Приняв гражданство США в 1924 году, вскоре он принял и предложение возглавить Кёртисовский институт музыки в Филадельфии. Возглавляя его на протяжении 12 лет, он разработал систему преподавания, опирающуюся, прежде всего, на изучение традиций, которые он, по его словам, унаследовал от Рубинштейна. Под его руководством институт вышел на мировой уровень, став отличной школой для многих будущих дарований. В 1938 году, оставив руководство институтом, он прекратил и выступления, посвятив себя семье, спорту и, как ни удивительно, механике. Гофману принадлежат десятки изобретений, в том числе, например, и стеклоочистители для автомобиля – «дворники». Правда, сам он себя всегда считал «просто музыкантом», поэтому патентовать свои изобретения не спешил.

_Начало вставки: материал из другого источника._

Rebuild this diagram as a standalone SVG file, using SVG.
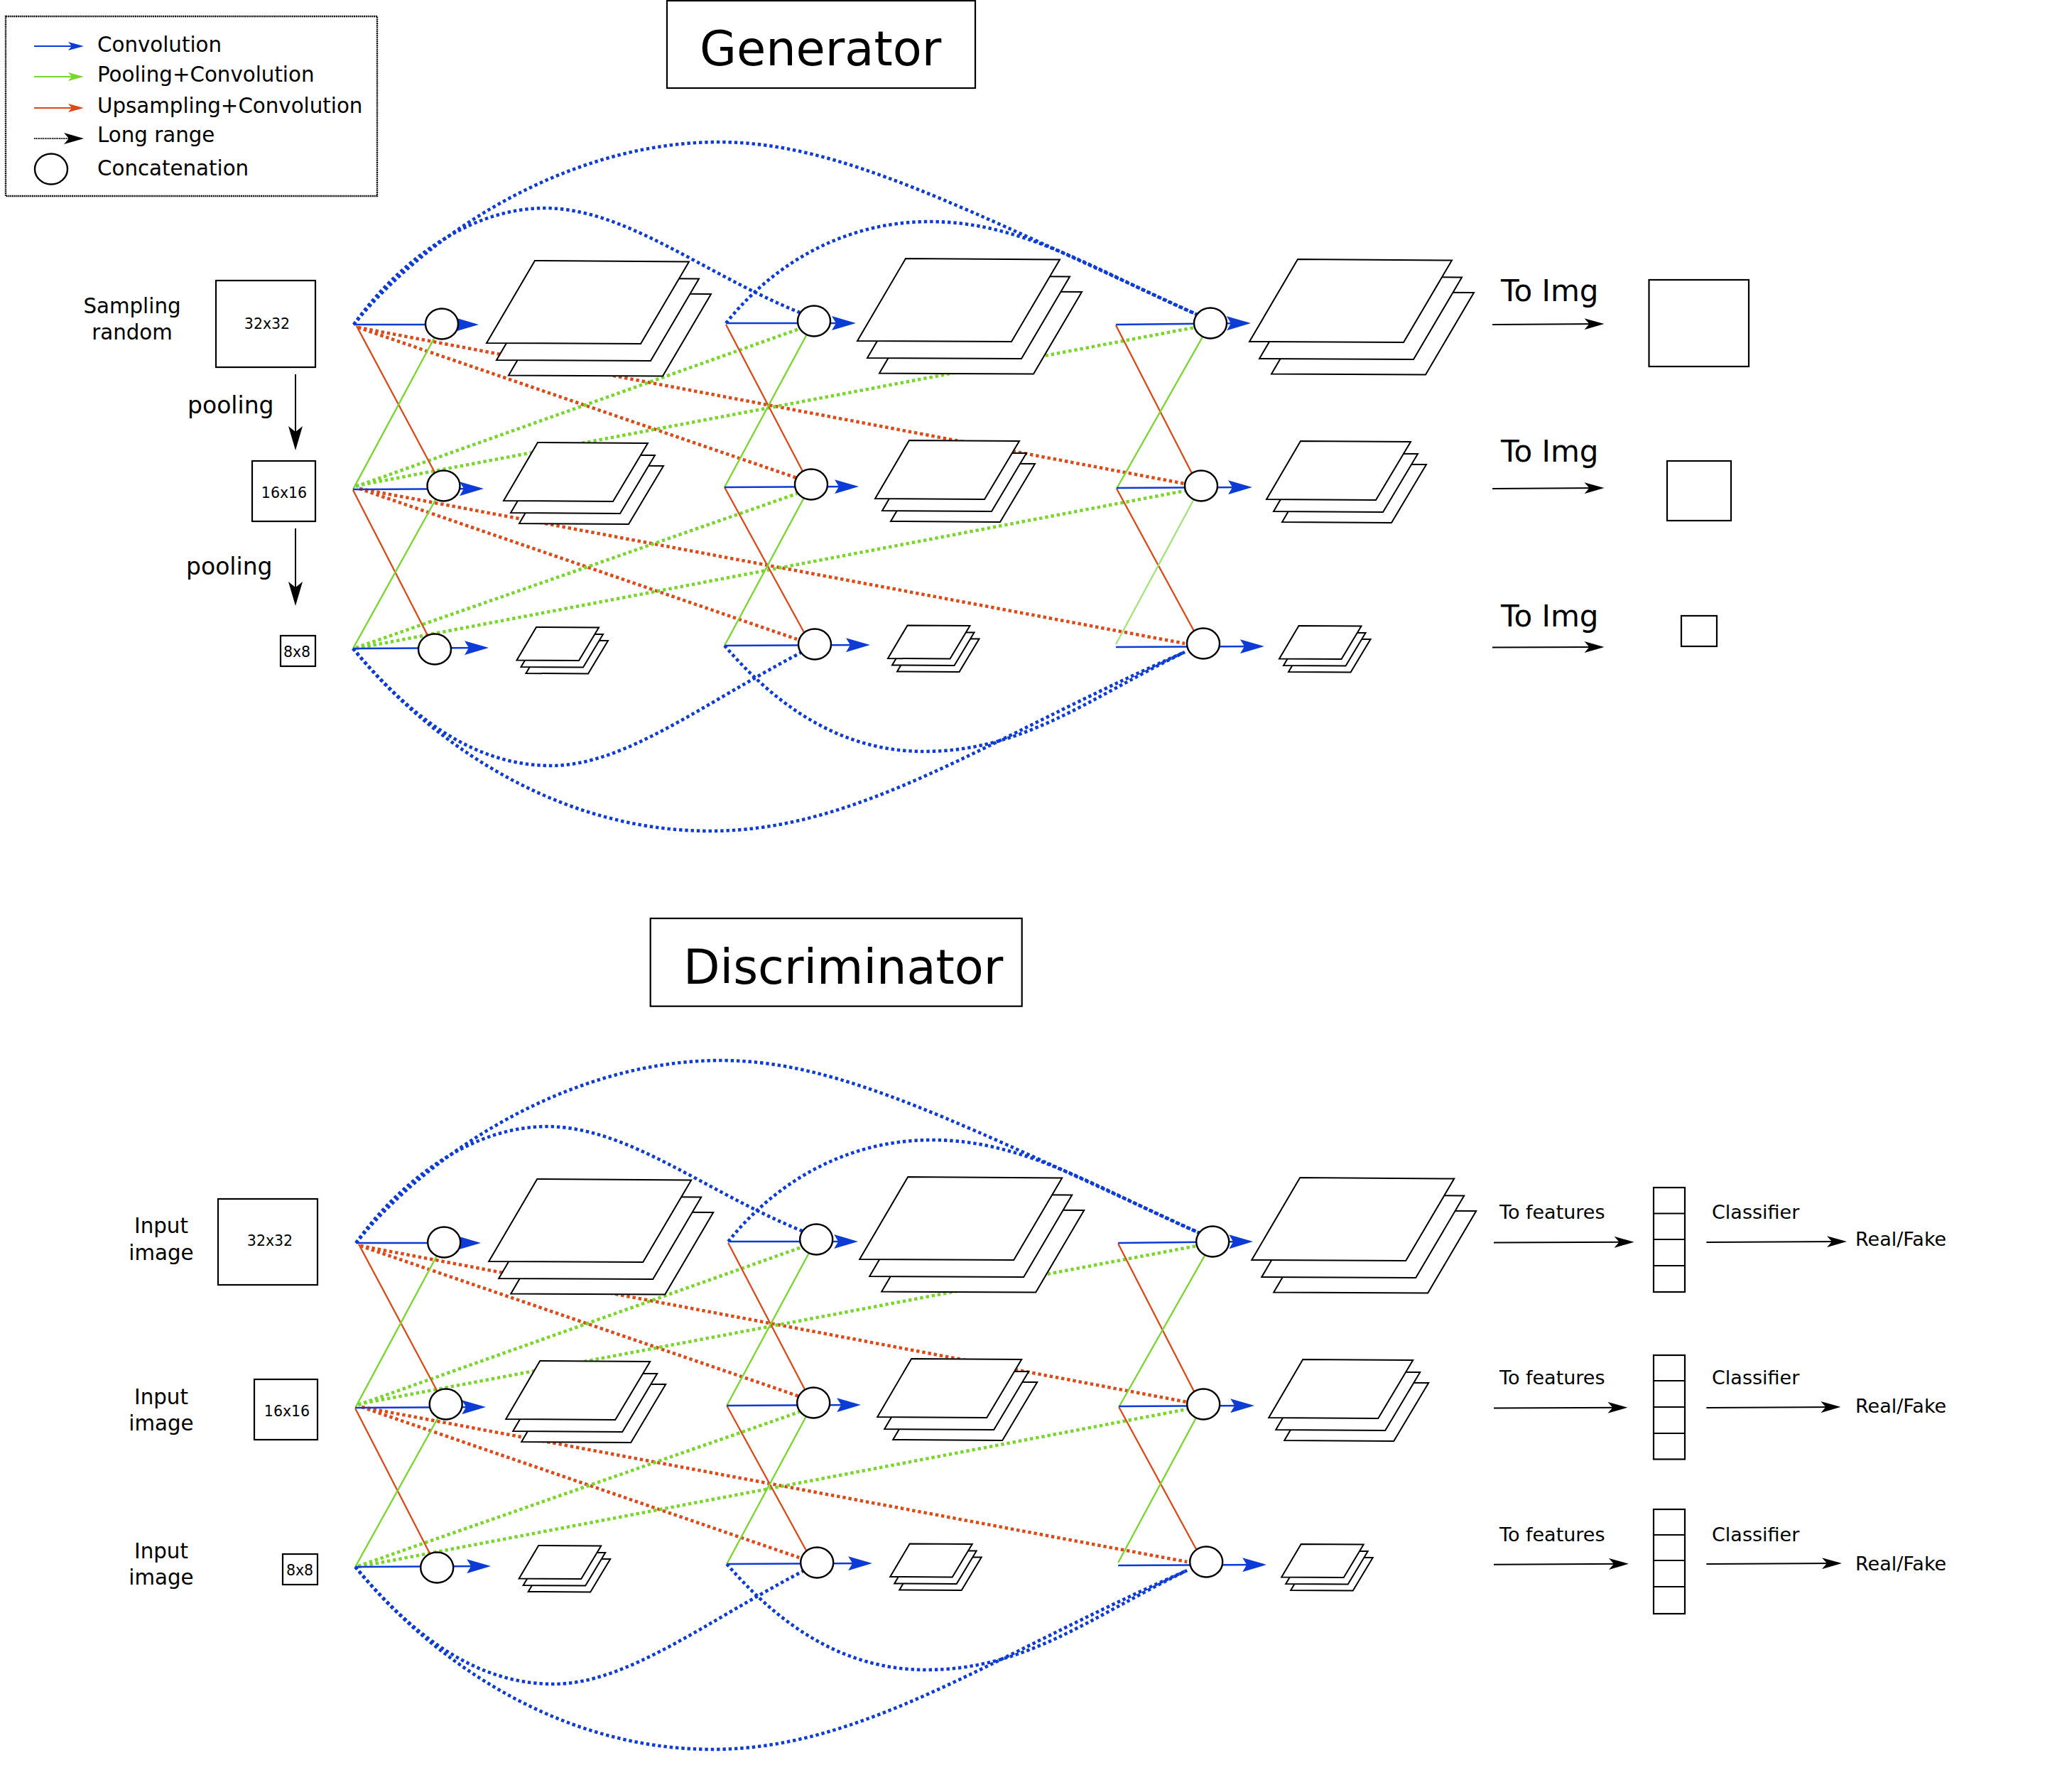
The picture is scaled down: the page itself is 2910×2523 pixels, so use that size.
<svg xmlns="http://www.w3.org/2000/svg" xmlns:xlink="http://www.w3.org/1999/xlink" width="2910" height="2523" viewBox="0 0 2910 2523">
<style>
text{font-family:"DejaVu Sans","Liberation Sans",sans-serif;fill:#000}
.box{fill:#fff;stroke:#000;stroke-width:2.2}
.c{fill:#fff;stroke:#000;stroke-width:2.4}
.p{fill:#fff;stroke:#000;stroke-width:2}
.lbl{font-size:29.3px}.mid{text-anchor:middle}
.dim{font-size:20.5px;text-anchor:middle}
.pool{font-size:33px}.ti{font-size:67px}.img{font-size:42px}.f{font-size:27px}
.db,.dr,.dg{fill:none;stroke-width:4.6;stroke-dasharray:4.4 3.9}
.db{stroke:#0c3bd6}.dr{stroke:#dd4a18}.dg{stroke:#78d62c}
.sb,.sr,.sg,.sl{fill:none;stroke-width:2.3}
.sb{stroke:#0c3bd6;stroke-width:2.6;marker-end:url(#mb)}.sr{stroke:#dd4a18}.sg{stroke:#78d62c}.sl{stroke:#a4e27a}
.k{fill:none;stroke:#000;stroke-width:2;marker-end:url(#mk)}
.kp{fill:none;stroke:#000;stroke-width:2;marker-end:url(#mp)}
</style>
<defs>
<marker id="mb" markerUnits="userSpaceOnUse" viewBox="0 0 34 20" markerWidth="34" markerHeight="20" refX="28" refY="10" orient="auto"><path d="M0,0L34,10L0,20L6,10z" fill="#0c3bd6"/></marker>
<marker id="mk" markerUnits="userSpaceOnUse" viewBox="0 0 28 16" markerWidth="28" markerHeight="16" refX="22" refY="8" orient="auto"><path d="M0,0L28,8L0,16L7,8z" fill="#000"/></marker>
<marker id="mp" markerUnits="userSpaceOnUse" viewBox="0 0 34 20" markerWidth="34" markerHeight="20" refX="28" refY="10" orient="auto"><path d="M0,0L34,10L0,20L8,10z" fill="#000"/></marker>
<marker id="l1" markerUnits="userSpaceOnUse" viewBox="0 0 22 12" markerWidth="22" markerHeight="12" refX="18" refY="6" orient="auto"><path d="M0,0L22,6L0,12L5,6z" fill="#0c3bd6"/></marker>
<marker id="l2" markerUnits="userSpaceOnUse" viewBox="0 0 22 12" markerWidth="22" markerHeight="12" refX="18" refY="6" orient="auto"><path d="M0,0L22,6L0,12L5,6z" fill="#78d62c"/></marker>
<marker id="l3" markerUnits="userSpaceOnUse" viewBox="0 0 22 12" markerWidth="22" markerHeight="12" refX="18" refY="6" orient="auto"><path d="M0,0L22,6L0,12L5,6z" fill="#dd4a18"/></marker>
<g id="L"><path class="p" transform="translate(31,45.5)" d="M68,-116L285,-114.5L217,1L0,0z"/><path class="p" transform="translate(14,24)" d="M68,-116L285,-114.5L217,1L0,0z"/><path class="p" d="M68,-116L285,-114.5L217,1L0,0z"/></g>
<g id="M"><path class="p" transform="translate(22,32)" d="M48,-82L203,-81L154,1L0,0z"/><path class="p" transform="translate(10,17)" d="M48,-82L203,-81L154,1L0,0z"/><path class="p" d="M48,-82L203,-81L154,1L0,0z"/></g>
<g id="S"><path class="p" transform="translate(13,18.5)" d="M27.5,-46.5L115.5,-46L87.5,.5L0,0z"/><path class="p" transform="translate(6,9.5)" d="M27.5,-46.5L115.5,-46L87.5,.5L0,0z"/><path class="p" d="M27.5,-46.5L115.5,-46L87.5,.5L0,0z"/></g>
</defs>
<rect width="2910" height="2523" fill="#fff"/>

<g id="legend">
<rect x="8" y="23" width="523" height="253" fill="#fff" stroke="#111" stroke-width="2.4" stroke-dasharray="2 .8"/>
<path d="M48,65H114" stroke="#0c3bd6" stroke-width="1.8" fill="none" marker-end="url(#l1)"/>
<path d="M48,108H114" stroke="#78d62c" stroke-width="1.8" fill="none" marker-end="url(#l2)"/>
<path d="M48,152H114" stroke="#dd4a18" stroke-width="1.8" fill="none" marker-end="url(#l3)"/>
<path d="M48,195H112" stroke="#000" stroke-width="1.8" stroke-dasharray="1.5 1" fill="none" marker-end="url(#mk)"/>
<ellipse class="c" cx="72" cy="238" rx="23" ry="21.5"/>
<text class="lbl" x="137" y="73">Convolution</text>
<text class="lbl" x="137" y="115">Pooling+Convolution</text>
<text class="lbl" x="137" y="159">Upsampling+Convolution</text>
<text class="lbl" x="137" y="200">Long range</text>
<text class="lbl" x="137" y="247">Concatenation</text>
</g>

<g id="gen-title"><rect class="box" x="939" y="1" width="434" height="123"/><text class="ti" x="985" y="92">Generator</text></g>

<g id="gen-inputs">
<g id="g-in32"><rect class="box" x="304" y="395" width="140" height="122"/><text class="dim" x="376" y="463">32x32</text><text class="lbl mid" x="186" y="441">Sampling</text><text class="lbl mid" x="186" y="478">random</text></g>
<g id="g-in16"><rect class="box" x="355" y="649" width="89" height="85"/><text class="dim" x="400" y="701">16x16</text></g>
<g id="g-in8"><rect class="box" x="395" y="895" width="49" height="43"/><text class="dim" x="418" y="925">8x8</text></g>
<text class="pool" x="264" y="582">pooling</text>
<text class="pool" x="262" y="809">pooling</text>
<path class="kp" d="M416,527V628"/>
<path class="kp" d="M416,744V847"/>
</g>

<g id="gen-connectors">
<path class="db" d="M498,457C600,330 800,200 1012,200C1180,200 1350,290 1690,445"/>
<path class="db" d="M498,457C560,370 660,293 767,293C880,293 990,385 1126,440"/>
<path class="db" d="M1022,455C1090,370 1190,312 1309,312C1440,312 1540,380 1690,445"/>
<path class="db" d="M497,913C570,1000 660,1078 776,1078C880,1078 990,990 1135,915"/>
<path class="db" d="M497,913C600,1040 780,1170 1000,1170C1210,1170 1390,1040 1668,918"/>
<path class="db" d="M1020,909C1090,990 1180,1058 1301,1058C1440,1058 1530,985 1668,918"/>
<path class="dr" d="M504,461L1122,673M504,461L1668,681M506,688L1122,900M506,688L1668,906"/>
<path class="dg" d="M501,685L1128,462M501,684L1682,461M501,912L1122,695M501,913L1668,691"/>
<path class="sr" d="M502,459L620,680M497,690L610,910M1022,457L1136,675M1020,686L1140,905M1571,458L1685,680M1572,688L1690,905"/>
<path class="sg" d="M497,689L622,456M497,913L624,684M1020,686L1146,452M1020,909L1142,682M1572,688L1704,455"/>
<path class="sl" d="M1571,907L1691,684"/>
<path class="sb" d="M498,457L668,457"/>
<path class="sb" d="M497,689L675,688"/>
<path class="sb" d="M497,913L682,912"/>
<path class="sb" d="M1022,455L1199,455"/>
<path class="sb" d="M1020,686L1203,685"/>
<path class="sb" d="M1020,909L1219,908"/>
<path class="sb" d="M1571,457L1755,455"/>
<path class="sb" d="M1572,687L1757,686"/>
<path class="sb" d="M1571,911L1774,910"/>
<path class="k" d="M2101,457L2252.5,456"/>
<path class="k" d="M2101,688L2252.5,687"/>
<path class="k" d="M2101,911.6L2252.5,911"/>
</g>

<g id="gen-nodes">
<g id="g-c11"><ellipse class="c" cx="622" cy="456" rx="23" ry="21.5"/></g>
<g id="g-c21"><ellipse class="c" cx="624.5" cy="684" rx="23" ry="21.5"/></g>
<g id="g-c31"><ellipse class="c" cx="612" cy="914" rx="23" ry="21.5"/></g>
<g id="g-c12"><ellipse class="c" cx="1146" cy="452" rx="23" ry="21.5"/></g>
<g id="g-c22"><ellipse class="c" cx="1142" cy="682" rx="23" ry="21.5"/></g>
<g id="g-c32"><ellipse class="c" cx="1147" cy="907" rx="23" ry="21.5"/></g>
<g id="g-c13"><ellipse class="c" cx="1704" cy="455" rx="23" ry="21.5"/></g>
<g id="g-c23"><ellipse class="c" cx="1691" cy="684" rx="23" ry="21.5"/></g>
<g id="g-c33"><ellipse class="c" cx="1694" cy="906" rx="23" ry="21.5"/></g>
<use id="g-s11" xlink:href="#L" href="#L" x="685" y="483"/>
<use id="g-s12" xlink:href="#L" href="#L" x="1207" y="480"/>
<use id="g-s13" xlink:href="#L" href="#L" x="1759" y="481"/>
<use id="g-s21" xlink:href="#M" href="#M" x="709" y="705"/>
<use id="g-s22" xlink:href="#M" href="#M" x="1232" y="702"/>
<use id="g-s23" xlink:href="#M" href="#M" x="1783" y="703"/>
<use id="g-s31" xlink:href="#S" href="#S" x="727.5" y="929.5"/>
<use id="g-s32" xlink:href="#S" href="#S" x="1250" y="927"/>
<use id="g-s33" xlink:href="#S" href="#S" x="1801" y="927.5"/>
</g>

<g id="gen-outputs">
<text class="img" x="2113" y="424">To Img</text>
<text class="img" x="2113" y="650">To Img</text>
<text class="img" x="2113" y="882">To Img</text>
<g id="g-o1"><rect class="box" x="2321.5" y="394" width="140.5" height="122"/></g>
<g id="g-o2"><rect class="box" x="2347" y="649" width="90" height="84"/></g>
<g id="g-o3"><rect class="box" x="2367" y="867" width="50" height="43"/></g>
</g>

<g id="dis-title"><rect class="box" x="915.7" y="1293" width="523" height="123.7"/><text class="ti" x="962" y="1385">Discriminator</text></g>

<g id="dis-inputs">
<g id="d-in32"><rect class="box" x="307" y="1688" width="140" height="121"/><text class="dim" x="380" y="1754">32x32</text><text class="lbl mid" x="227" y="1736">Input</text><text class="lbl mid" x="227" y="1774">image</text></g>
<g id="d-in16"><rect class="box" x="358" y="1942" width="89" height="85"/><text class="dim" x="404" y="1994">16x16</text><text class="lbl mid" x="227" y="1977">Input</text><text class="lbl mid" x="227" y="2014">image</text></g>
<g id="d-in8"><rect class="box" x="398" y="2188" width="49" height="43"/><text class="dim" x="422" y="2218">8x8</text><text class="lbl mid" x="227" y="2194">Input</text><text class="lbl mid" x="227" y="2231">image</text></g>
</g>

<g id="dis-connectors">
<g transform="translate(3.2,1293)">
<path class="db" d="M498,457C600,330 800,200 1012,200C1180,200 1350,290 1690,445"/>
<path class="db" d="M498,457C560,370 660,293 767,293C880,293 990,385 1126,440"/>
<path class="db" d="M1022,455C1090,370 1190,312 1309,312C1440,312 1540,380 1690,445"/>
<path class="db" d="M497,913C570,1000 660,1078 776,1078C880,1078 990,990 1135,915"/>
<path class="db" d="M497,913C600,1040 780,1170 1000,1170C1210,1170 1390,1040 1668,918"/>
<path class="db" d="M1020,909C1090,990 1180,1058 1301,1058C1440,1058 1530,985 1668,918"/>
<path class="dr" d="M504,461L1122,673M504,461L1668,681M506,688L1122,900M506,688L1668,906"/>
<path class="dg" d="M501,685L1128,462M501,684L1682,461M501,912L1122,695M501,913L1668,691"/>
<path class="sr" d="M502,459L620,680M497,690L610,910M1022,457L1136,675M1020,686L1140,905M1571,458L1685,680M1572,688L1690,905"/>
<path class="sg" d="M497,689L622,456M497,913L624,684M1020,686L1146,452M1020,909L1142,682M1572,688L1704,455M1571,907L1691,684"/>
<path class="sb" d="M498,457L668,457"/>
<path class="sb" d="M497,689L675,688"/>
<path class="sb" d="M497,913L682,912"/>
<path class="sb" d="M1022,455L1199,455"/>
<path class="sb" d="M1020,686L1203,685"/>
<path class="sb" d="M1020,909L1219,908"/>
<path class="sb" d="M1571,457L1755,455"/>
<path class="sb" d="M1572,687L1757,686"/>
<path class="sb" d="M1571,911L1774,910"/>
</g>
<path class="k" d="M2103,1749.5L2294.6,1748.7"/>
<path class="k" d="M2103,1982.6L2285.4,1981.7"/>
<path class="k" d="M2103,2202.7L2287,2201.8"/>
<path class="k" d="M2402.4,1749L2594,1748"/>
<path class="k" d="M2402.4,1982L2585.4,1981"/>
<path class="k" d="M2402.4,2202L2587,2201"/>
</g>

<g id="dis-nodes" transform="translate(3.2,1293)">
<g id="d-c11"><ellipse class="c" cx="622" cy="456" rx="23" ry="21.5"/></g>
<g id="d-c21"><ellipse class="c" cx="624.5" cy="684" rx="23" ry="21.5"/></g>
<g id="d-c31"><ellipse class="c" cx="612" cy="914" rx="23" ry="21.5"/></g>
<g id="d-c12"><ellipse class="c" cx="1146" cy="452" rx="23" ry="21.5"/></g>
<g id="d-c22"><ellipse class="c" cx="1142" cy="682" rx="23" ry="21.5"/></g>
<g id="d-c32"><ellipse class="c" cx="1147" cy="907" rx="23" ry="21.5"/></g>
<g id="d-c13"><ellipse class="c" cx="1704" cy="455" rx="23" ry="21.5"/></g>
<g id="d-c23"><ellipse class="c" cx="1691" cy="684" rx="23" ry="21.5"/></g>
<g id="d-c33"><ellipse class="c" cx="1695" cy="906" rx="23" ry="21.5"/></g>
<use id="d-s11" xlink:href="#L" href="#L" x="685" y="483"/>
<use id="d-s12" xlink:href="#L" href="#L" x="1207" y="480"/>
<use id="d-s13" xlink:href="#L" href="#L" x="1759" y="481"/>
<use id="d-s21" xlink:href="#M" href="#M" x="709" y="705"/>
<use id="d-s22" xlink:href="#M" href="#M" x="1232" y="702"/>
<use id="d-s23" xlink:href="#M" href="#M" x="1783" y="703"/>
<use id="d-s31" xlink:href="#S" href="#S" x="727.5" y="929.5"/>
<use id="d-s32" xlink:href="#S" href="#S" x="1250" y="927"/>
<use id="d-s33" xlink:href="#S" href="#S" x="1801" y="927.5"/>
</g>

<g id="dis-outputs">
<g id="d-f1"><rect class="box" x="2328" y="1672" width="44" height="147"/><path class="box" d="M2328,1708.5H2372M2328,1745H2372M2328,1782H2372"/></g>
<g id="d-f2"><rect class="box" x="2328" y="1908" width="44" height="146.5"/><path class="box" d="M2328,1944H2372M2328,1981H2372M2328,2018H2372"/></g>
<g id="d-f3"><rect class="box" x="2328" y="2125" width="44" height="147"/><path class="box" d="M2328,2161H2372M2328,2197H2372M2328,2234H2372"/></g>
<text class="f" x="2111" y="1716">To features</text>
<text class="f" x="2111" y="1949">To features</text>
<text class="f" x="2111" y="2170">To features</text>
<text class="f" x="2410" y="1716">Classifier</text>
<text class="f" x="2410" y="1949">Classifier</text>
<text class="f" x="2410" y="2170">Classifier</text>
<text class="f" x="2612" y="1754">Real/Fake</text>
<text class="f" x="2612" y="1989">Real/Fake</text>
<text class="f" x="2612" y="2211">Real/Fake</text>
</g>
</svg>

Гофман умер в Лос-Анджелесе 16 февраля 1957 года на 82-м году жизни. Его последний концерт состоялся в нью-йоркском Карнеги-холле накануне 70-летия артиста. После него вновь рецензии критиков изобиловали восторгами, вновь в зале не смолкали аплодисменты. Со стороны казалось, что все это дается ему легко, как и всегда давалось раньше. Что его многолетний успех просто предопределен безусловным талантом. Что он просто рожден под счастливой музыкальной звездой. Но за талантом стоял ежедневный титанический труд Гофмана. «Нужно работать всегда упорно, стараясь дать все, что в ваших силах, – писал он. – Конечно, даже при наилучших советах кое-что всегда остается на долю судьбы – того странного стечения обстоятельств, которое могло бы даже заставить иного уверовать в астрологию с ее учением о том, будто наш путь на земле направляется звездами… Судьба играет свою роль, но не поддавайтесь соблазну обманчивой веры в то, будто успех и все прочее зависят от судьбы, ибо важнейший фактор – это все же упорный труд и разумное руководство».